Had Christ said, 'Yes. I'm the Messiah. I command you to rise up against the Romans.' might not those  same Pharisees have followed Christ though it cost them their lives? The fact is, the Pharisees- like Josephus- did rise up and were all but annihilated.

From the philosophical point of view, the Jews are demanding  from Christ a univocal answer to an equivocal question. This would be illicit, it would be bad faith, if Christ were not a Rabbi. But Christ was a Rabbi. He knew every word of the Bible- all of which possess literal truth with regard to the Unseen. Indeed, how could any text have a metaphorical meaning with respect to that which is beyond our ken? A beautiful orchard garden- pardes- can be a metaphor for Paradise because we have all seen a garden. Paradise, we have not seen. It can't be a metaphor for anything. God is not a person like any person we know. His commandments can't be metaphors for the commandments of some human person. 

Christ, answering the Jews, can only do so with parrhesia if he uses the language of the Bible, because he has knowledge regarding the unseen which ordinary mortals lack. This seems paradoxical. Surely to speak with parrhesia can't mean speaking of that which we can not, as mortals, know? 
However, perhaps, Christ resolves this paradox by speaking of something which, as an 'emergent' on mortal discourse, could exceed, without breaking, the mortal net of words.

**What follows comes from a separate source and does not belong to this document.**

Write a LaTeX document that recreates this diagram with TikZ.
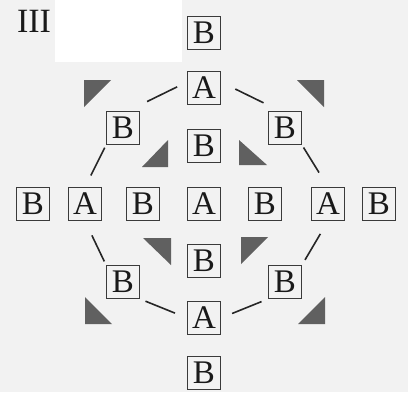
\documentclass[tikz,border=0pt]{standalone}
\usepackage{xcolor}
\usepackage{fontspec}
\setmainfont{Liberation Serif}
\usepackage{tikz}
\usetikzlibrary{positioning}
\definecolor{paper}{HTML}{F2F2F2}
\definecolor{wedgegray}{HTML}{606060}
\definecolor{boxline}{HTML}{3A3A3A}

\tikzset{
  letterbox/.style={draw=boxline, line width=0.9pt, minimum size=33pt, inner sep=0pt,
                    font=\fontsize{33}{33}\selectfont, text=black!90},
  link/.style={line width=1.6pt, draw=black!85},
  wedge/.style={fill=wedgegray}
}

\begin{document}
\begin{tikzpicture}[x=1pt, y=-1pt]
    \fill[paper] (0,0) rectangle (408,392);
    \fill[white] (55,0) rectangle (182,62);
    \useasboundingbox (0,0) rectangle (408,392);

    \node[font=\fontsize{34}{34}\selectfont, text=black!90] (label) at (34,21) {III};

    \node[letterbox] (topB) at (204,33) {B};
    \node[letterbox] (topA) at (204,88) {A};
    \node[letterbox] (leftB) at (123,128) {B};
    \node[letterbox] (rightB) at (285,128) {B};
    \node[letterbox] (upB) at (204,146) {B};

    \node[letterbox] (rowB1) at (33,204) {B};
    \node[letterbox] (rowA1) at (85,204) {A};
    \node[letterbox] (rowB2) at (143,204) {B};
    \node[letterbox] (rowA2) at (204,204) {A};
    \node[letterbox] (rowB3) at (265,204) {B};
    \node[letterbox] (rowA3) at (328,204) {A};
    \node[letterbox] (rowB4) at (379,204) {B};

    \node[letterbox] (downB) at (204,261) {B};
    \node[letterbox] (lowLeftB) at (123,282) {B};
    \node[letterbox] (lowRightB) at (285,282) {B};
    \node[letterbox] (botA) at (204,318) {A};
    \node[letterbox] (botB) at (204,373) {B};

    \draw[link, shorten <=8pt, shorten >=11pt] ([yshift=6pt]leftB.north east) -- ([yshift=6pt]topA.west);
    \draw[link, shorten <=16pt, shorten >=5pt] ([yshift=6pt]topA.east) -- ([yshift=6pt]rightB.north west);
    \draw[link, shorten <=3pt, shorten >=13pt] (leftB.south west) -- (rowA1.north);
    \draw[link, shorten <=3pt, shorten >=17pt] (rightB.south east) -- (rowA3.north);
    \draw[link, shorten <=16pt, shorten >=4pt] (rowA1.south) -- (lowLeftB.north west);
    \draw[link, shorten <=15pt, shorten >=6pt] (rowA3.south) -- (lowRightB.north east);
    \draw[link, shorten <=6pt, shorten >=13pt] (lowLeftB.south east) -- (botA.west);
    \draw[link, shorten <=12pt, shorten >=7pt] (botA.east) -- (lowRightB.south west);

    \fill[wedge] (84,80) -- (111,80) -- (84,107) -- cycle;
    \fill[wedge] (297,80) -- (324,80) -- (324,107) -- cycle;
    \fill[wedge] (168,140) -- (168,167) -- (142,167) -- cycle;
    \fill[wedge] (239,140) -- (239,165) -- (267,165) -- cycle;
    \fill[wedge] (143,238) -- (171,238) -- (171,265) -- cycle;
    \fill[wedge] (241,237) -- (268,237) -- (241,264) -- cycle;
    \fill[wedge] (85,297) -- (85,324) -- (112,324) -- cycle;
    \fill[wedge] (325,297) -- (325,324) -- (298,324) -- cycle;
  \end{tikzpicture}
\end{document}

Notice the phrase he uses, in answering the Jews, comes from Psalm 82.6

Psalm 82

A psalm of Asaph.

God presides in the great assembly;
    he renders judgment among the “gods”:
“How long will you[a] defend the unjust
    and show partiality to the wicked?[b]
Defend the weak and the fatherless;
    uphold the cause of the poor and the oppressed.
Rescue the weak and the needy;
    deliver them from the hand of the wicked.
“The ‘gods’ know nothing, they understand nothing.
    They walk about in darkness;
    all the foundations of the earth are shaken.
“I said, ‘You are “gods”;
    you are all sons of the Most High.’
But you will die like mere mortals;
    you will fall like every other ruler.”
Rise up, O God, judge the earth,
    for all the Nations are your inheritance.